- **STATED EXERCISE**:
In the records below, find the line that contains "Write the matplotlib code for this chart." and the line that contains "michael, victoria, wolf]"; write out exactly those two lines and everything between them, without the pictures.

○ ○ ○ ○

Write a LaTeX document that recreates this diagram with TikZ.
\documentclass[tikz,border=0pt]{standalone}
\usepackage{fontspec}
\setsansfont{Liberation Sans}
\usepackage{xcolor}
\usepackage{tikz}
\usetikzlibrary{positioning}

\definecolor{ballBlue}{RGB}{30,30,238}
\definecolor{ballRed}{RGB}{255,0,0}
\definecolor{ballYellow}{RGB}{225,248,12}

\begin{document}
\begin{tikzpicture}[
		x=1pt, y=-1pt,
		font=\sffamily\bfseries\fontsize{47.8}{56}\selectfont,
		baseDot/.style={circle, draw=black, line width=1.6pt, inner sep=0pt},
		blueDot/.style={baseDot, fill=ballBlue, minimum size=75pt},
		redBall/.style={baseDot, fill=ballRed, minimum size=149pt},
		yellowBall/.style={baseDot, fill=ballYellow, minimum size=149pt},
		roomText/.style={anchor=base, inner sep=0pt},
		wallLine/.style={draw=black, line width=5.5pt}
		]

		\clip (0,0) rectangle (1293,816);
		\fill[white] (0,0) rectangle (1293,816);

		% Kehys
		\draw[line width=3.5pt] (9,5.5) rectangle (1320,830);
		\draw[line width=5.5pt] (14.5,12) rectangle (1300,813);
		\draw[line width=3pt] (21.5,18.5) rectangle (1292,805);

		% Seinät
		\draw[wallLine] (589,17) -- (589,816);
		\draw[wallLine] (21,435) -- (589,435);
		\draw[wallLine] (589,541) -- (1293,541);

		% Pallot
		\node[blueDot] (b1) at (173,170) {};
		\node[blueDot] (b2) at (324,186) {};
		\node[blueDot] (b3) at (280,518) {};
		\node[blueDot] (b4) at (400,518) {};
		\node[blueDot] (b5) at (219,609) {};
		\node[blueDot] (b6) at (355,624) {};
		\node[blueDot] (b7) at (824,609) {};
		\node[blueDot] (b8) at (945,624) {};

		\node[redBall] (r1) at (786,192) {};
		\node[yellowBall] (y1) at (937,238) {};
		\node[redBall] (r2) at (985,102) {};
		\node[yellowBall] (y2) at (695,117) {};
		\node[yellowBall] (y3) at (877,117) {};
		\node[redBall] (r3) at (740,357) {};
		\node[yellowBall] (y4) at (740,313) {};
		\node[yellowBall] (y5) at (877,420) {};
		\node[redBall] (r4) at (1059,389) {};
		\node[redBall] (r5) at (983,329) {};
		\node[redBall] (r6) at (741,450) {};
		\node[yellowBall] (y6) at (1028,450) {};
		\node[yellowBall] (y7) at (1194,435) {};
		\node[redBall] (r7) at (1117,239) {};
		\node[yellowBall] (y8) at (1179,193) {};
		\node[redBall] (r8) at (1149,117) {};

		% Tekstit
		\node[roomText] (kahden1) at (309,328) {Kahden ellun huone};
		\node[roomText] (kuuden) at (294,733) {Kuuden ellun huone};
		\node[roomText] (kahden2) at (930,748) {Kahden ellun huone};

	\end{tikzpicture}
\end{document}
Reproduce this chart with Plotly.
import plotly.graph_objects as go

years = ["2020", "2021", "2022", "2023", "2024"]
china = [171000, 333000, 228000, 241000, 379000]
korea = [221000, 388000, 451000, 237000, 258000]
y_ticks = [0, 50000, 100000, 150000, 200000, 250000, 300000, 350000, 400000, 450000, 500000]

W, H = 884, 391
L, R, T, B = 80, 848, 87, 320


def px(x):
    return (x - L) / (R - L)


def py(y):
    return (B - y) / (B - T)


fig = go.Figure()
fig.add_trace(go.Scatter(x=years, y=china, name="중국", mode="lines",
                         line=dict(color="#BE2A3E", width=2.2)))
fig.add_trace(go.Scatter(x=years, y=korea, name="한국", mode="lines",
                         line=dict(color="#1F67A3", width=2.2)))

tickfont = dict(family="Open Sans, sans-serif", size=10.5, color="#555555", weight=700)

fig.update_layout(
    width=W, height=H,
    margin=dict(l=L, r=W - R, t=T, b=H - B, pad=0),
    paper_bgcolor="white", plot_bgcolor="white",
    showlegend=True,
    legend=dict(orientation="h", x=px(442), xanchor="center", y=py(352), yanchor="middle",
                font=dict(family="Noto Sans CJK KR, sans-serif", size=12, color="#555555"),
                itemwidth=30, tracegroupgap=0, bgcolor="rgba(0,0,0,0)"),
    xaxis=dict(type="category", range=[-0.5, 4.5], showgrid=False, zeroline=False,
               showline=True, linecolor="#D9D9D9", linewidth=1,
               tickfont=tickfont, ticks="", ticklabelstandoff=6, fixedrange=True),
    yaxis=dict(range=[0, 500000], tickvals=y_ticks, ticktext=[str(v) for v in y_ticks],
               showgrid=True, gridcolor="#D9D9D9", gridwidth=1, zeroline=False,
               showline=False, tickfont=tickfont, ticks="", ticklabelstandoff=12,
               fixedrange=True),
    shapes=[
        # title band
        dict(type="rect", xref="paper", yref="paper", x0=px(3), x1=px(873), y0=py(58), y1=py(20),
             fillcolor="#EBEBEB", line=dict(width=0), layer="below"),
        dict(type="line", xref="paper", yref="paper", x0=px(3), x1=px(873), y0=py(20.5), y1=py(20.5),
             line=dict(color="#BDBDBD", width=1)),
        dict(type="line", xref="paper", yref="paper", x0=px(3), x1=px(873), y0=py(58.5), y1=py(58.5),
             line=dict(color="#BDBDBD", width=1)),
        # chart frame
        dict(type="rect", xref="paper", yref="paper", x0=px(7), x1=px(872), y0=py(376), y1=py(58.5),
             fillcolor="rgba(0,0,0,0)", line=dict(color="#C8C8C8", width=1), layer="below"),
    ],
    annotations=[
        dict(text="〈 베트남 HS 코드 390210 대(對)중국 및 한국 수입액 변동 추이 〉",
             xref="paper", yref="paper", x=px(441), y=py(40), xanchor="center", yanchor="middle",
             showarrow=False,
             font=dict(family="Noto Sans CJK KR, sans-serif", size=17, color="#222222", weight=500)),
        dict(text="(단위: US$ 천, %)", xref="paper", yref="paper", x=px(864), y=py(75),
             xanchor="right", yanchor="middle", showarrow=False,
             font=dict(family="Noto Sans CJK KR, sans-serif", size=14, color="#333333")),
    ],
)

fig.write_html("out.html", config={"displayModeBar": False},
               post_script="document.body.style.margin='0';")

○ ○ ○ ○

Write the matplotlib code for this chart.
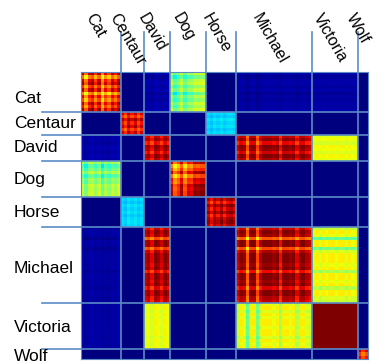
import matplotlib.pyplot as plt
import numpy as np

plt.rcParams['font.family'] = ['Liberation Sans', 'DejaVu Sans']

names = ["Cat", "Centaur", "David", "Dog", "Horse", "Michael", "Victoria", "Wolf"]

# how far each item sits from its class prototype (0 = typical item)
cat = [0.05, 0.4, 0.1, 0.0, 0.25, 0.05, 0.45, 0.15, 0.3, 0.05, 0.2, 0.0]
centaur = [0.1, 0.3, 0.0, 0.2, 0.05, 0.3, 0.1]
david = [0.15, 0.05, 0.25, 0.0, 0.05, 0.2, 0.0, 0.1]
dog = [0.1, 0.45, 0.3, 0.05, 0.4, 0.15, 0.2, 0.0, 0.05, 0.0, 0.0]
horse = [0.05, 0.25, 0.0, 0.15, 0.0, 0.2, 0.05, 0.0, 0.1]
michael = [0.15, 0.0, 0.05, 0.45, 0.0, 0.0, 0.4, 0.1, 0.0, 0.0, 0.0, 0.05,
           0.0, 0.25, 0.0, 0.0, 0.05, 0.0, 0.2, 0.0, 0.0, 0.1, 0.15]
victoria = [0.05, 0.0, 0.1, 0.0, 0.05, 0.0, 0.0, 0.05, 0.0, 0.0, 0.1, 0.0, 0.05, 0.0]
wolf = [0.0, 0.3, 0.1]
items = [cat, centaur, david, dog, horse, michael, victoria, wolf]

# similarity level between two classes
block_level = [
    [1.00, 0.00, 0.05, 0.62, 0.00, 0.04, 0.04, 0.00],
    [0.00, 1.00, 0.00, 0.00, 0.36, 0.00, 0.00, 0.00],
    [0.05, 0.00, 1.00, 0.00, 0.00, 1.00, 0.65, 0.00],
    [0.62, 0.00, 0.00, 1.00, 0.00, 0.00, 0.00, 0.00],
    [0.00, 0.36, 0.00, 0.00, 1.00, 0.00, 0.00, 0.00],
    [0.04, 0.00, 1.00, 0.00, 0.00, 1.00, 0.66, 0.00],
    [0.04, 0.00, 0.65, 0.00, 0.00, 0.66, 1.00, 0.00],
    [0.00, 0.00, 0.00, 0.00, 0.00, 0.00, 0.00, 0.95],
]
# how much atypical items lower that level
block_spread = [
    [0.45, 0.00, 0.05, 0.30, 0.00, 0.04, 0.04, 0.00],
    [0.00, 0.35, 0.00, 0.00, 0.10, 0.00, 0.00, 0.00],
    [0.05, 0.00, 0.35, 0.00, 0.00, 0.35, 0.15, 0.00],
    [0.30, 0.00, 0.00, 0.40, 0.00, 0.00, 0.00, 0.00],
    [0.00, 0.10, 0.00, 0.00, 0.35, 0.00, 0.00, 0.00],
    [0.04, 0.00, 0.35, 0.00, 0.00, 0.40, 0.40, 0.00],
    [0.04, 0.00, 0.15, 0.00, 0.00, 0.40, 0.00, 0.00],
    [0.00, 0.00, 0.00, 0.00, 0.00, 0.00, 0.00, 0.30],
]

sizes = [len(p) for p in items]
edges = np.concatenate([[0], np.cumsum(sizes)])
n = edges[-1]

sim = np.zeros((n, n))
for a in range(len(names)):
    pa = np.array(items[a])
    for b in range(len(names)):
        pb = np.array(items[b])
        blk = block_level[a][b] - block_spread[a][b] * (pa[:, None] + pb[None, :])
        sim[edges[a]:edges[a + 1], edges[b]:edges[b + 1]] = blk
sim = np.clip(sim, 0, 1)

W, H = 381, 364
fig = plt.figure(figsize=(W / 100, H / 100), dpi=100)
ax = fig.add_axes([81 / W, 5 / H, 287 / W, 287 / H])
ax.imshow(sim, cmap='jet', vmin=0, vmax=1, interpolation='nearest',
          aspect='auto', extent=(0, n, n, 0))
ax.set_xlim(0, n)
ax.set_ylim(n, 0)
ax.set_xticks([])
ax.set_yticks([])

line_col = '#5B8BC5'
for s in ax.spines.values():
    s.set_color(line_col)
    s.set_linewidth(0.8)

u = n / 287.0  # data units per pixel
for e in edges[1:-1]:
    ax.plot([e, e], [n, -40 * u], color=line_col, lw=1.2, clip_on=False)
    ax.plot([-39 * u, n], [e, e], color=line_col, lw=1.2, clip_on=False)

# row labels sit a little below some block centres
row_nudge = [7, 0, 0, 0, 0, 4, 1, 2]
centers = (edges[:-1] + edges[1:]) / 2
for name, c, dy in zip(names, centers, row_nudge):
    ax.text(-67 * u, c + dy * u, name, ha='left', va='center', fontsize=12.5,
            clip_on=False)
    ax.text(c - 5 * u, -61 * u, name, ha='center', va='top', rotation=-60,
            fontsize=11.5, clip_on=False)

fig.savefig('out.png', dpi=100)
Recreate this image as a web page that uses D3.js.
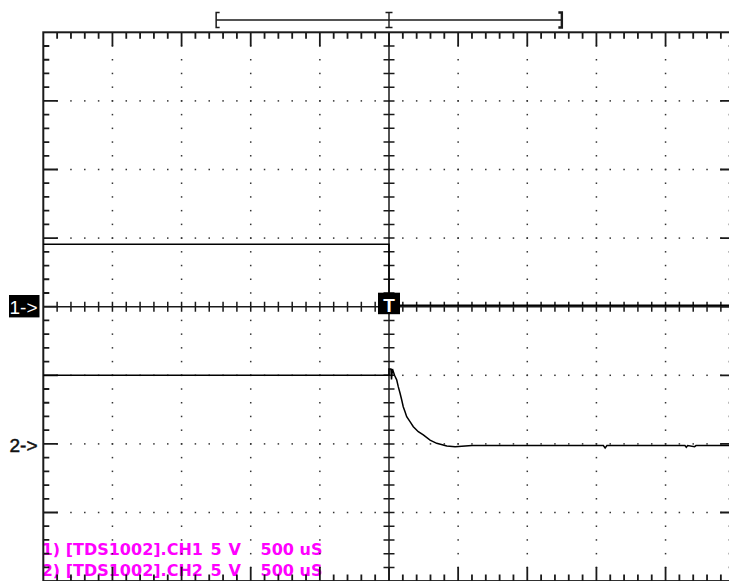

○ ○ ○ ○

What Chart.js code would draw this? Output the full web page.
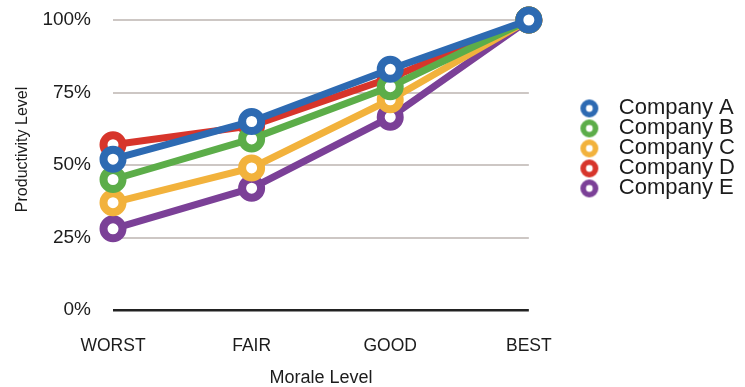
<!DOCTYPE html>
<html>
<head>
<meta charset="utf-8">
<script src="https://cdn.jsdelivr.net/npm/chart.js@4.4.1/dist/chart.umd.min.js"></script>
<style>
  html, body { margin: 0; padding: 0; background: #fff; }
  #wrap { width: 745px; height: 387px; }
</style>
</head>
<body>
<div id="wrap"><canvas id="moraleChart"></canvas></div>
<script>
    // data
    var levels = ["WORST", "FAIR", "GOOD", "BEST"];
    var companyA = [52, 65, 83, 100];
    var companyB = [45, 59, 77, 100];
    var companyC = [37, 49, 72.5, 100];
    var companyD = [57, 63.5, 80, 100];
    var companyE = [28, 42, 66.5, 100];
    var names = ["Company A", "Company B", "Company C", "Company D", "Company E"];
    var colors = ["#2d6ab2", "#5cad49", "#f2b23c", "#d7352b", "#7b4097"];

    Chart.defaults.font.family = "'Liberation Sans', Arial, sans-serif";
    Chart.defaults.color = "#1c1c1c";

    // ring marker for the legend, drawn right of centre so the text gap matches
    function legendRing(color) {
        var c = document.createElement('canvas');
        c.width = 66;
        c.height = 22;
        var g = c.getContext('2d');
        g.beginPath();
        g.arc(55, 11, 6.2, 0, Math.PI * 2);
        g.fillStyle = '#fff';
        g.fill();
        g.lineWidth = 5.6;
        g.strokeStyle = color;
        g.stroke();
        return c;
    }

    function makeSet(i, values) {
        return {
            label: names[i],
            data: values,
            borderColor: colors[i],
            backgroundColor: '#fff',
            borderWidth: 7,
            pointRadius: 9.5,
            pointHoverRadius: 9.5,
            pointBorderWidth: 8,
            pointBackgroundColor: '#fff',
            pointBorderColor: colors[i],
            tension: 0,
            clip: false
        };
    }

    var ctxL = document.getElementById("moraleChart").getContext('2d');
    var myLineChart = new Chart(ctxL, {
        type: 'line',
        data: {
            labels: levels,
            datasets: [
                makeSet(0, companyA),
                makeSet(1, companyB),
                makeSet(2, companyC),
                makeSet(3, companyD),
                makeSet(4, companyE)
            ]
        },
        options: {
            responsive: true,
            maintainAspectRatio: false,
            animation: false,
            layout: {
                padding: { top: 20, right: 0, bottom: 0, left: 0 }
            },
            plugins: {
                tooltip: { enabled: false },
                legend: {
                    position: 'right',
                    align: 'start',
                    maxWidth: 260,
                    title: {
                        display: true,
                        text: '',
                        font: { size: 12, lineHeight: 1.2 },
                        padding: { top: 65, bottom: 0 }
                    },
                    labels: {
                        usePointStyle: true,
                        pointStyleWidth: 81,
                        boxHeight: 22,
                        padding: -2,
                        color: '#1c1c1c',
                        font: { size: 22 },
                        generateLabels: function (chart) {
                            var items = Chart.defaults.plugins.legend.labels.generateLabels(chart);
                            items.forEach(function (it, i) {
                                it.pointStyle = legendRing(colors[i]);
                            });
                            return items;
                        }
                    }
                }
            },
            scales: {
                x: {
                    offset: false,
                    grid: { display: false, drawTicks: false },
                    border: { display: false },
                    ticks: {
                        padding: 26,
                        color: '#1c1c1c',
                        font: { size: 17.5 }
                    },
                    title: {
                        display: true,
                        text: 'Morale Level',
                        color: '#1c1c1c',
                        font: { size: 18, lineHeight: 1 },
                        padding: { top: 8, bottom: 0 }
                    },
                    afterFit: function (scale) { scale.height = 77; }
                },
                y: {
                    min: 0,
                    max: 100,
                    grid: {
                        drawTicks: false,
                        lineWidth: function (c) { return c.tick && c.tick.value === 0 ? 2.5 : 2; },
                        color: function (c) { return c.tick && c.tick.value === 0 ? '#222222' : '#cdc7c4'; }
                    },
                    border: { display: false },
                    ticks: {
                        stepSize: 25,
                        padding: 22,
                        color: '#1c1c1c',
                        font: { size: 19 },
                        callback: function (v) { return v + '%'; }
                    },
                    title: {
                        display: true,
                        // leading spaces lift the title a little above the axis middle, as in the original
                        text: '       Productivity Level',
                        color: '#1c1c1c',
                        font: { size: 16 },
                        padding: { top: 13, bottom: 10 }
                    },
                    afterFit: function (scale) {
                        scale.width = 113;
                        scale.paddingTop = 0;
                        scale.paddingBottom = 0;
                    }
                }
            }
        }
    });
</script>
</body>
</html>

○ ○ ○ ○

- **SOLUTION BELOW**:
Write the matplotlib code for this chart.
import matplotlib.pyplot as plt
import numpy as np

plt.rcParams['font.family'] = ['Liberation Sans', 'DejaVu Sans']

names = ["Cat", "Centaur", "David", "Dog", "Horse", "Michael", "Victoria", "Wolf"]

# how far each item sits from its class prototype (0 = typical item)
cat = [0.05, 0.4, 0.1, 0.0, 0.25, 0.05, 0.45, 0.15, 0.3, 0.05, 0.2, 0.0]
centaur = [0.1, 0.3, 0.0, 0.2, 0.05, 0.3, 0.1]
david = [0.15, 0.05, 0.25, 0.0, 0.05, 0.2, 0.0, 0.1]
dog = [0.1, 0.45, 0.3, 0.05, 0.4, 0.15, 0.2, 0.0, 0.05, 0.0, 0.0]
horse = [0.05, 0.25, 0.0, 0.15, 0.0, 0.2, 0.05, 0.0, 0.1]
michael = [0.15, 0.0, 0.05, 0.45, 0.0, 0.0, 0.4, 0.1, 0.0, 0.0, 0.0, 0.05,
           0.0, 0.25, 0.0, 0.0, 0.05, 0.0, 0.2, 0.0, 0.0, 0.1, 0.15]
victoria = [0.05, 0.0, 0.1, 0.0, 0.05, 0.0, 0.0, 0.05, 0.0, 0.0, 0.1, 0.0, 0.05, 0.0]
wolf = [0.0, 0.3, 0.1]
items = [cat, centaur, david, dog, horse, michael, victoria, wolf]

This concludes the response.